Location: Illinois
Starting divorce discussions. I was a SAHM to our 4 kids for almost our entire 10 year marriage. The exception being 6 weeks ago I got a full-time office job because my husbands abusive and alcoholic behavior had escalated significantly over the last couple years and I knew I needed to prepare.
He makes close to $200k annually. My new job starting salary is $60k.
We have roughly $200k in equity on our house ($160k remaining mortgage balance).
Per the state, I calculate roughly $3,000/month alimony for 4.5 years. Any 3 bedroom rental around us (to remain in school district) is $3,000/month before utilities, And even with my half of the equity ($100k) I wouldn’t qualify to purchase anything with my lack of employment history currently. I don’t even know that I would qualify to rent right now! I have no savings and I’m not on any of our bank accounts (no access to marital money).

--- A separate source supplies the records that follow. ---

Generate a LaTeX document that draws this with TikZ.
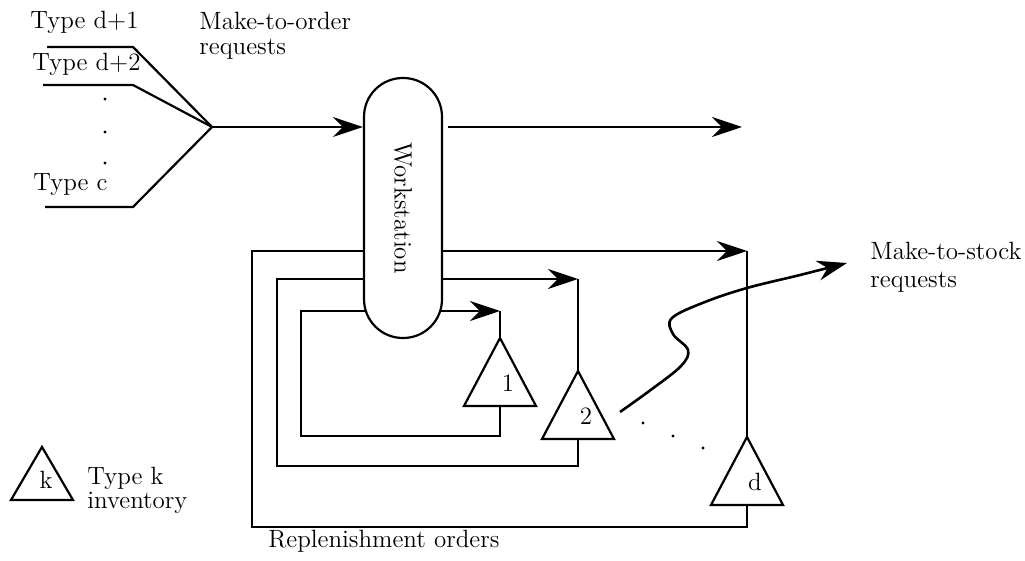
\documentclass[tikz,border=0pt]{standalone}
\usepackage{tikz}
\usetikzlibrary{arrows.meta}

\tikzset{
  flow/.style={line width=1.1pt},
  arr/.style={flow, -{Stealth[length=15pt,width=10pt,inset=5pt]}},
  lbl/.style={font=\fontsize{12.5}{15}\selectfont, inner sep=0pt},
  station/.style={draw, line width=1.1pt, fill=white, rounded corners=19.4pt,
    minimum width=39pt, minimum height=130pt, inner sep=0pt},
}

\begin{document}
\begin{tikzpicture}[x=0.5pt, y=-0.5pt, line join=miter]

	% --- Parameter (Pixelmass des Bildes) ---
	\pgfmathsetmacro{\hT}{68}   % Hoehe Lagerdreieck
	\pgfmathsetmacro{\bT}{36}   % halbe Basis Lagerdreieck
	\useasboundingbox (0,0) rectangle (1025,561);

	% --- Make-to-order Eingaenge ---
	\coordinate (fan) at (212,127);
	\node[lbl, anchor=base west] (typeA) at (30,29) {Type d+1};
	\node[lbl, anchor=base west] (typeB) at (32,71) {Type d+2};
	\node[lbl, anchor=base west] (typeC) at (33,191) {Type c};
	\foreach \n/\xs/\ys in {a/47/47, b/43/85, c/45/207} {
		\coordinate (in\n) at (\xs,\ys);
		\draw[flow] (in\n) -- (133,\ys) -- (fan);
	}
	\foreach \y in {99,132,163} \fill (105,\y) circle (0.8pt);
	\node[lbl, anchor=base west] (mtoA) at (199,30) {Make-to-order};
	\node[lbl, anchor=base west] (mtoB) at (199,55) {requests};

	% --- Lager 1, 2, d ---
	\foreach \k/\xk/\ya in {1/500/338, 2/578/371, d/747/437} {
		\coordinate (top\k) at (\xk,\ya);
		\coordinate (bot\k) at (\xk,\ya+\hT);
		\draw[flow] (top\k) -- ++(\bT,\hT) -- ++(-2*\bT,0) -- cycle;
		\node[lbl] (lab\k) at (\xk+8,\ya+45) {\k};
	}

	% --- Nachschubschleifen (hinter der Station) ---
	\foreach \k/\xl/\yt/\yb in {1/301/311/436, 2/277/279/466, d/252/251/527} {
		\coordinate (tip\k) at (top\k |- 0,\yt);
		\draw[arr] (bot\k) |- (\xl,\yb) |- (tip\k);
		\draw[flow] (tip\k) -- (top\k);
	}
	\node[lbl, anchor=base west] (repl) at (268,548) {Replenishment orders};

	% --- Workstation ---
	\node[station] (ws) at (403,208) {};
	\node[lbl, rotate=-90] (wslab) at (ws.center) {Workstation};
	\coordinate (mtoOut) at (742,127);
	\draw[arr] (fan) -- (fan -| ws.west);
	\draw[arr] ([xshift=2.5pt]ws.east |- fan) -- (mtoOut);

	% --- Make-to-stock Nachfrage ---
	\coordinate (mtsStart) at (620,412);
	\coordinate (mtsEnd) at (847,263);
	\draw[arr, line width=1.3pt] plot[smooth, tension=0.6] coordinates
		{(mtsStart) (652,389) (681,366) (688,350) (673,334) (672,318)
		 (705,302) (747,288) (800,275) (mtsEnd)};
	\foreach \x/\y in {643/423, 673/436, 703/448} \fill (\x,\y) circle (0.8pt);
	\node[lbl, anchor=base west] (mtsA) at (870,260) {Make-to-stock};
	\node[lbl, anchor=base west] (mtsB) at (870,288) {requests};

	% --- Legende ---
	\draw[flow] (42,447) -- (73,500) -- (11,500) -- cycle;
	\node[lbl] (legk) at (46,480) {k};
	\node[lbl, anchor=base west] (legA) at (87,485) {Type k};
	\node[lbl, anchor=base west] (legB) at (87,509) {inventory};

\end{tikzpicture}
\end{document}
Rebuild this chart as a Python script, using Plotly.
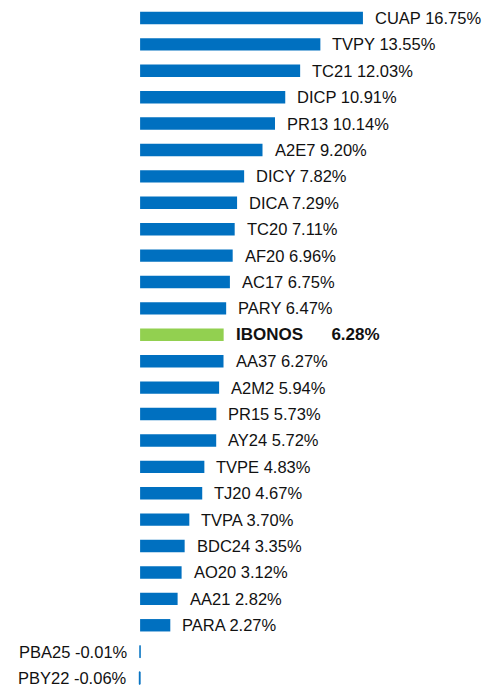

I’m proposing he move out and pay our $2,500 mortgage/tax/insurance paying in-lieu of alimony for 2 full years. After 2 years we can sell and split the equity then OR I would be financially able to buy him out.
In my mind this is a pro for him because he’s paying less monthly than full alimony would be. And he’s also paying into the equity on the house, we have a 2.5% interest rate on a 15 year mortgage. It’s also a pro for me because it gives kids the stability they deserve (they love our neighborhood and spend most days around the block with friends who are like family). And it also gives me some time to get myself more financially independent.
Give me the good, bad and ugly about why this is a good idea or bad idea. From a legal standpoint…what should I worry about??